One of the most sought after loan programs by apartment investors and apartment syndicators alike is agency debt. That is, a loan secured from either Fannie Mae or Freddie Mac.
Fannie Mae and Freddie Mac loan programs generally have better, more competitive terms (i.e., interest rates, loan length, interest-only payments, etc.) compared to other common loan programs offered through your traditional banks or bridge loan lenders.
If you want to secure Fannie Mae or Freddie Mac debt, you not only need to find a deal that meets their loan requirements, but you as the borrower will also need to meet their experience requirements.
Here are the five questions you need to answer, which will determine whether you and your deal will qualify for Fannie Mae or Freddie Mac agency debt:
1. What is The Purchase Price?
The price at which you’re purchasing the asset will determine if your deal exceeds Fannie Mae’s or Freddie Mac’s minimum loan amounts and is below the maximum loan amounts.
If you are pursuing a non-rehab loan, the minimum loan amount is $750,000. To determine the minimum purchase price, you need to divided the minimum loan amount by the maximum loan-to-value (LTV) offered, which is 80%. Therefore, if the purchase price is less than $937,500 (i.e., a loan less than $750,000), the deal will not qualify for Fannie Mae or Freddie Mac debt. If the purchase price is greater than $937,500, the deal may potentially qualify for agency debt – assuming the other requirements outlined in the next sections are met.
The agencies also have a maximum amount of money they are willing to loan.
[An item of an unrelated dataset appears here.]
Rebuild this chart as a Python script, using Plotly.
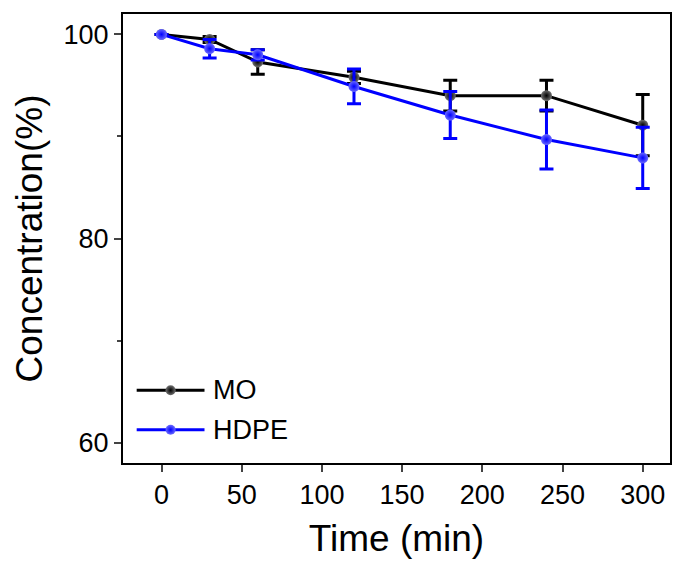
import plotly.graph_objects as go

time_min = [0, 30, 60, 120, 180, 240, 300]
mo_conc = [100.0, 99.5, 97.3, 95.8, 94.0, 94.0, 91.1]
mo_err = [0.0, 0.3, 1.2, 0.6, 1.5, 1.5, 3.0]
hdpe_conc = [100.0, 98.6, 98.0, 94.9, 92.1, 89.7, 87.9]
hdpe_err = [0.0, 0.9, 0.5, 1.7, 2.3, 2.9, 3.0]
series_names = ["MO", "HDPE"]
x_ticks = [0, 50, 100, 150, 200, 250, 300]
y_ticks = [60, 80, 100]

FONT = "Liberation Sans, Arial, sans-serif"
colors = ["#000000", "#0000ff"]
centers = ["#707070", "#6a6aff"]

fig = go.Figure()
for name, y, e, c, cc in [(series_names[0], mo_conc, mo_err, colors[0], centers[0]),
                          (series_names[1], hdpe_conc, hdpe_err, colors[1], centers[1])]:
    fig.add_trace(go.Scatter(
        x=time_min, y=y, name=name, mode="lines+markers",
        line=dict(color=c, width=3),
        marker=dict(size=11, color=cc, gradient=dict(type="radial", color=c),
                    line=dict(width=0)),
        error_y=dict(type="data", array=e, visible=True, color=c, thickness=3, width=7),
        showlegend=False,
    ))

# manual legend (line sample + marker + label), in an overlay paper-like axis
leg_y = [0.162, 0.074]
for i, (name, c, cc) in enumerate(zip(series_names, colors, centers)):
    fig.add_trace(go.Scatter(
        x=[0.025, 0.149], y=[leg_y[i], leg_y[i]], xaxis="x2", yaxis="y2",
        mode="lines", line=dict(color=c, width=3), showlegend=False, hoverinfo="skip"))
    fig.add_trace(go.Scatter(
        x=[0.087], y=[leg_y[i]], xaxis="x2", yaxis="y2", mode="markers",
        marker=dict(size=10, color=cc, gradient=dict(type="radial", color=c), line=dict(width=0)),
        showlegend=False, hoverinfo="skip"))
    fig.add_annotation(x=0.160, y=leg_y[i], xref="x2", yref="y2", text=name,
                       showarrow=False, xanchor="left", yanchor="middle",
                       font=dict(family=FONT, size=27, color="black"))

fig.update_layout(
    width=684, height=568,
    margin=dict(l=123, r=14, t=12, b=105),
    paper_bgcolor="white", plot_bgcolor="white",
    font=dict(family=FONT, color="black"),
    xaxis=dict(range=[-24, 317], tickvals=x_ticks, ticks="outside", ticklen=7, tickwidth=2,
               showline=True, linewidth=2, linecolor="black", mirror=True, showgrid=False,
               zeroline=False, tickfont=dict(size=27, family=FONT),
               title=dict(text="Time (min)", font=dict(size=37, family=FONT), standoff=16)),
    yaxis=dict(range=[58, 102], tickvals=y_ticks, ticks="outside", ticklen=7, tickwidth=2,
               minor=dict(tickvals=[70, 90], ticks="outside", ticklen=4, tickwidth=2),
               showline=True, linewidth=2, linecolor="black", mirror=True, showgrid=False,
               zeroline=False, tickfont=dict(size=27, family=FONT),
               title=dict(text="Concentration(%)", font=dict(size=37, family=FONT), standoff=10)),
    xaxis2=dict(overlaying="x", range=[0, 1], visible=False, fixedrange=True),
    yaxis2=dict(overlaying="y", range=[0, 1], visible=False, fixedrange=True),
)

fig.write_html("out.html")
Freddie Mac has a $100 million cap on the amount of money they will loan for a non-rehab project, which means the purchase price must be below $125 million. Whereas Fannie Mae is more flexible with $100 million plus loans.
If you are pursuing a rehab loan, the minimum loan amount is $10,000,000 with no maximum and the maximum LTC is 80% for Fannie Mae. Therefore, the purchase price plus total project costs must exceed $12,500,000 in order to potential qualify for a Fannie Mae rehab loan. Freddie Mac is more flexible with their rehab loans and base the loan amount on the LTC (up to 85%) and debt service coverage ratio (DSCR).
2. What is the DSCR?
The debt service coverage ratio (DSCR) is calculated by dividing the debt service by the current net operating income. If you know the DSCR and current net operating income, you can calculate the debt service (debt service = current net operating income / DSCR). Both Fannie Mae and Freddie Mac have minimum debt service coverage ratio requirements, which essentially mean that the deal needs to exceed a certain net operating income level to qualify for agency debt. If the net operating income is too low, you will likely need to put down a lot of money to qualify, which will likely reduce the returns to the point where the deal won’t make sense.
If you are pursuing a non-rehab loan, the minimum DSCR for Fannie Mae is 1.25. That is, the current net operating income must be at least 25% greater than the debt service. The minimum DSCR for Freddie Mac varies based on the market:
- Top markets: 1.20 DSCR
- Standard markets: 1.25 DSCR
- Small markets: 1.30 DSCR
- Very small markets: 1.40 DSCR
If you are pursuing a rehab loan, the minimum DSCR is 1.25 for Fannie Mae and 1.10 for Freddie Mac.
3. What are The Occupancy Rates?
Physical occupancy is the rate of occupied units and economic occupancy is the rate of paying residents. If the physical occupancy rate is less than 85% and/or the economic occupancy rate is less than 80% ninety days before the closing date, the deal will not qualify for agency debt.
However, Fannie Mae and Freddie Mac do not take occupancy levels into account for their rehab loan programs.
4. What are The Renovation Costs?
In order to qualify for a renovation loan through Fannie Mae and Freddie Mac, the per unit cost must exceed their minimum amounts and must not exceed their maximum amounts.
If the per unit cost to rehab the apartment deal is less than $10,000 or greater than $60,000 per unit, which includes interior and exterior capital expenditure projects, the deal will not qualify for a rehab agency loan.
5. What is Your Experience?
In order to qualify for Fannie Mae or Freddie Mac debt, you or someone else signing on the loan must have previous multifamily experience.
If you are pursuing a non-rehab loan, you must have a strong track record in the multifamily industry (although, some exceptions are made if you are a local owner). Additionally, the person or people signing on the loan must have a net worth equal to the loan amount and liquidity equal to 9 months of debt service.
If you are pursuing a rehab loan, you must have a strong track record in multifamily rehabilitation.
Above at the minimum requirements to qualify for Fannie Mae or Freddie Mac debt. However, is you and the deal meet all of the above requirements, it doesn’t mean you will qualify for all agency loan programs. The purpose of this blog post is to give you an idea of whether you will qualify for one of the Fannie Mae or Freddie Mac loan programs. If you and the deal meet all of the above requirements, the next step is to contact a commercial mortgage broker to discuss your options.